>> Begin Data

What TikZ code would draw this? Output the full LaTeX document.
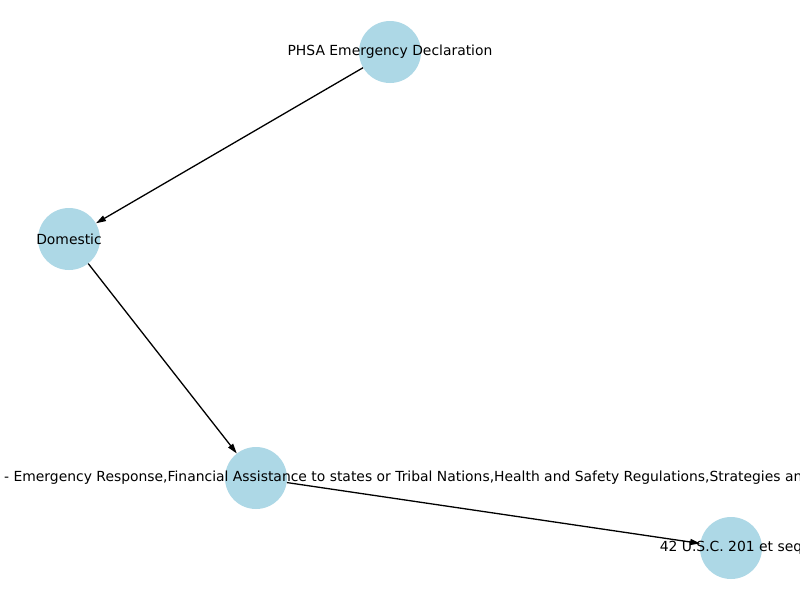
\documentclass[tikz,border=0pt]{standalone}
\usepackage{fontspec}
\setmainfont{DejaVu Sans}
\usetikzlibrary{arrows.meta}
\definecolor{nodeblue}{HTML}{ADD8E6}
\tikzset{
  nd/.style={circle, fill=nodeblue, draw=none, minimum size=62pt, inner sep=0pt},
  lbl/.style={font=\fontsize{13.9}{16}\selectfont, text=black, inner sep=0pt},
  edge/.style={draw=black, line width=1.3pt, -{Triangle[length=10pt,width=6pt]}}
}
\begin{document}
\begin{tikzpicture}[x=1pt,y=-1pt]
\useasboundingbox (0,0) rectangle (800,600);
\clip (0,0) rectangle (800,600);
\fill[white] (0,0) rectangle (800,600);
\node[nd] (phsa) at (390,52) {};
\node[nd] (dom) at (69,239) {};
\node[nd] (mid) at (256,478) {};
\node[nd] (usc) at (731,548) {};
\draw[edge] (phsa) -- (dom);
\draw[edge] (dom) -- (mid);
\draw[edge] (mid) -- (usc);
\node[lbl] (tphsa) at (390,52) {PHSA Emergency Declaration};
\node[lbl] (tdom) at (69,239) {Domestic};
\node[lbl, anchor=west] (tmid) at (4,478) {- Emergency Response,Financial Assistance to states or Tribal Nations,Health and Safety Regulations,Strategies and};
\node[lbl] (tusc) at (731,548) {42 U.S.C. 201 et seq};
\end{tikzpicture}
\end{document}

>> End Data

(Required task): Reproduce the listing exactly. Leave its pictures out.

(Solution for this task):
What TikZ code would draw this? Output the full LaTeX document.
\documentclass[tikz,border=0pt]{standalone}
\usepackage{fontspec}
\setmainfont{DejaVu Sans}
\usetikzlibrary{arrows.meta}
\definecolor{nodeblue}{HTML}{ADD8E6}
\tikzset{
  nd/.style={circle, fill=nodeblue, draw=none, minimum size=62pt, inner sep=0pt},
  lbl/.style={font=\fontsize{13.9}{16}\selectfont, text=black, inner sep=0pt},
  edge/.style={draw=black, line width=1.3pt, -{Triangle[length=10pt,width=6pt]}}
}
\begin{document}
\begin{tikzpicture}[x=1pt,y=-1pt]
\useasboundingbox (0,0) rectangle (800,600);
\clip (0,0) rectangle (800,600);
\fill[white] (0,0) rectangle (800,600);
\node[nd] (phsa) at (390,52) {};
\node[nd] (dom) at (69,239) {};
\node[nd] (mid) at (256,478) {};
\node[nd] (usc) at (731,548) {};
\draw[edge] (phsa) -- (dom);
\draw[edge] (dom) -- (mid);
\draw[edge] (mid) -- (usc);
\node[lbl] (tphsa) at (390,52) {PHSA Emergency Declaration};
\node[lbl] (tdom) at (69,239) {Domestic};
\node[lbl, anchor=west] (tmid) at (4,478) {- Emergency Response,Financial Assistance to states or Tribal Nations,Health and Safety Regulations,Strategies and};
\node[lbl] (tusc) at (731,548) {42 U.S.C. 201 et seq};
\end{tikzpicture}
\end{document}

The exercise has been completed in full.